EXERCISE BRIEF: Using the listing below, extract each line that has the word "this" in it.

DATA TO PROCESS:
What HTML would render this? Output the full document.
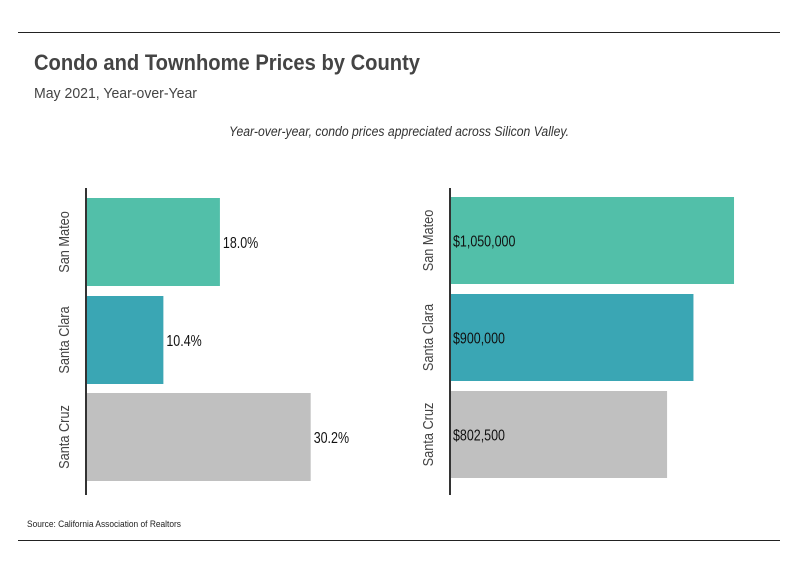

* * *

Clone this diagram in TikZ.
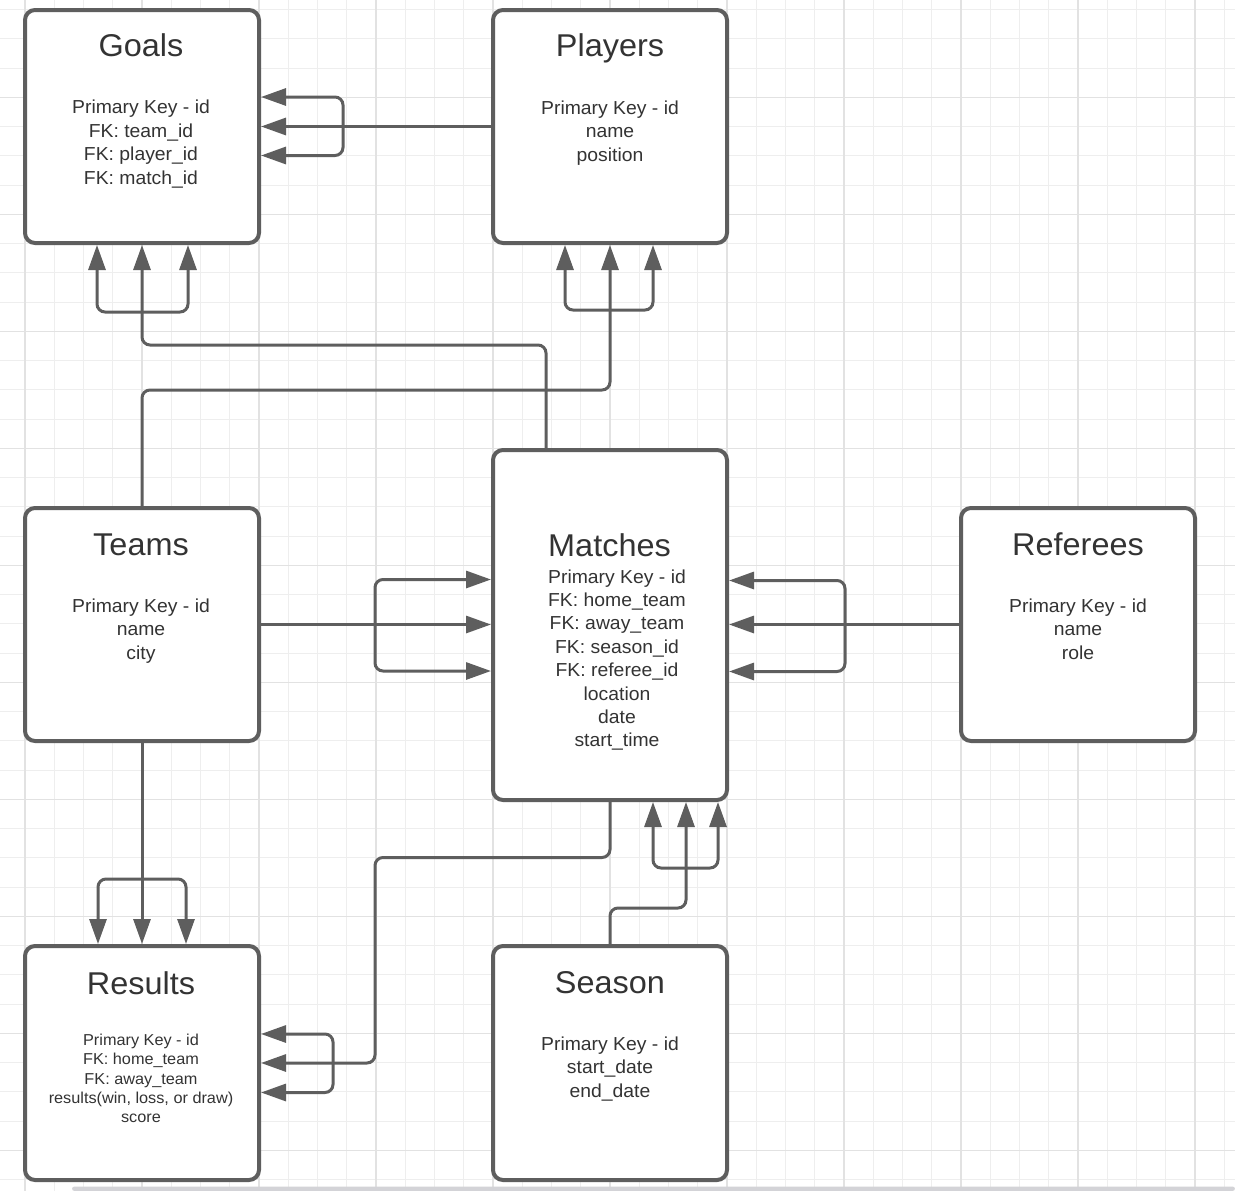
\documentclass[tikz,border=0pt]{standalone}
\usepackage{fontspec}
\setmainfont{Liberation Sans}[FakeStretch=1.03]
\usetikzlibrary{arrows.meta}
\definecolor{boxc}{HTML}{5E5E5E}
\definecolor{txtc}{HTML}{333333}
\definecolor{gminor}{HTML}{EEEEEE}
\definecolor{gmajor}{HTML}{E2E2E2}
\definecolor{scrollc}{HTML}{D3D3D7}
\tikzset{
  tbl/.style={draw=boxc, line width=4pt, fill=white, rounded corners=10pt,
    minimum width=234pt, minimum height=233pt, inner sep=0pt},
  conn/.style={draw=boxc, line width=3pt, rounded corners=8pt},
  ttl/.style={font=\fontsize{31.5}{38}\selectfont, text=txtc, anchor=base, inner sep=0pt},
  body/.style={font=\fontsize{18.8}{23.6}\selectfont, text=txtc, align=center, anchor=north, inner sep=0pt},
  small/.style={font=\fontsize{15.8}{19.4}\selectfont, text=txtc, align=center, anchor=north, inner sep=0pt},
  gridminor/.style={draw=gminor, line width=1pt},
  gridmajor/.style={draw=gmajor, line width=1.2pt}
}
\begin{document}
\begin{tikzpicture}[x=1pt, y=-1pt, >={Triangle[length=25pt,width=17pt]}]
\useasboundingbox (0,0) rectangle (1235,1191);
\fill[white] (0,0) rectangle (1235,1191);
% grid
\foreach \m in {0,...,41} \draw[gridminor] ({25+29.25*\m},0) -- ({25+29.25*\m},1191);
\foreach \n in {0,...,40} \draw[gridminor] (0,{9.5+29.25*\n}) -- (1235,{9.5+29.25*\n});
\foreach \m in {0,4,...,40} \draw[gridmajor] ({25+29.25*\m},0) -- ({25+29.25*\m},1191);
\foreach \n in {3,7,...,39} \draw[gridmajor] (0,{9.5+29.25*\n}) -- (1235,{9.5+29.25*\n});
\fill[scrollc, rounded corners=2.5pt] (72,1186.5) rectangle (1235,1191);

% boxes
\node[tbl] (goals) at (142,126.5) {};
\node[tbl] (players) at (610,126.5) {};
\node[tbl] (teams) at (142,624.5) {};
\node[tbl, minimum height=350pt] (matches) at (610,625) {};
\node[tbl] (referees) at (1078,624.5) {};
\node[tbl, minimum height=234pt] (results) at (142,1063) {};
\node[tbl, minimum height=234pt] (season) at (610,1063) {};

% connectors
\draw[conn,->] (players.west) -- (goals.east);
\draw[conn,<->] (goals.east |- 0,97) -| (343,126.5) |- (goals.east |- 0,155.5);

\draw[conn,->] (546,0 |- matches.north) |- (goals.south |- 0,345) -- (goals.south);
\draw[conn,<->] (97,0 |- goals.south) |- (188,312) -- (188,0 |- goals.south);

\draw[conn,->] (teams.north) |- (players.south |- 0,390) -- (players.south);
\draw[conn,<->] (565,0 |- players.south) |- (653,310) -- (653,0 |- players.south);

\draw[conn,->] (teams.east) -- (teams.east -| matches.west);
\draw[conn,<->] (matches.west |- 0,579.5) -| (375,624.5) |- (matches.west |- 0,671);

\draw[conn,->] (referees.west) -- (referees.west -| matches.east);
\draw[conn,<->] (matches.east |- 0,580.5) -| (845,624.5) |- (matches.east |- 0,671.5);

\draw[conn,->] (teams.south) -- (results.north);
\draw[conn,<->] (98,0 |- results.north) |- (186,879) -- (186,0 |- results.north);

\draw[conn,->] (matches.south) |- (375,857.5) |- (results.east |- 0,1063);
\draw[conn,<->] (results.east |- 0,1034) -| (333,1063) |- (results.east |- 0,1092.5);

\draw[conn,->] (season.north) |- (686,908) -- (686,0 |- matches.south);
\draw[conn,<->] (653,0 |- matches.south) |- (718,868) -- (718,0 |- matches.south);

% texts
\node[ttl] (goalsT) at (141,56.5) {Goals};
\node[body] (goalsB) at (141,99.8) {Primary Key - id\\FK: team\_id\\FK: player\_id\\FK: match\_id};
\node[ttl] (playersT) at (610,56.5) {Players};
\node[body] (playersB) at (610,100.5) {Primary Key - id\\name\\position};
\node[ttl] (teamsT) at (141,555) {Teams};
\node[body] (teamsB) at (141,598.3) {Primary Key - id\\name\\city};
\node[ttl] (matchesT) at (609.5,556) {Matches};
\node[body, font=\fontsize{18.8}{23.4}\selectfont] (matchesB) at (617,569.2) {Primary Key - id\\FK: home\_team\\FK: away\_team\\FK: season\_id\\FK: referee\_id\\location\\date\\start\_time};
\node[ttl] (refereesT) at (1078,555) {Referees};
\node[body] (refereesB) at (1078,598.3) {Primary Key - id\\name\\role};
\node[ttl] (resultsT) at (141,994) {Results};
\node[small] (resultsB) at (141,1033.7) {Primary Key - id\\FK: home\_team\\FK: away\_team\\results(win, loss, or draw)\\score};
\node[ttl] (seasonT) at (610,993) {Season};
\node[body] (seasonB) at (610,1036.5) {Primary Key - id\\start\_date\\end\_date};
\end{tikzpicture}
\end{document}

TASK SOLUTION:
What HTML would render this? Output the full document.
Clone this diagram in TikZ.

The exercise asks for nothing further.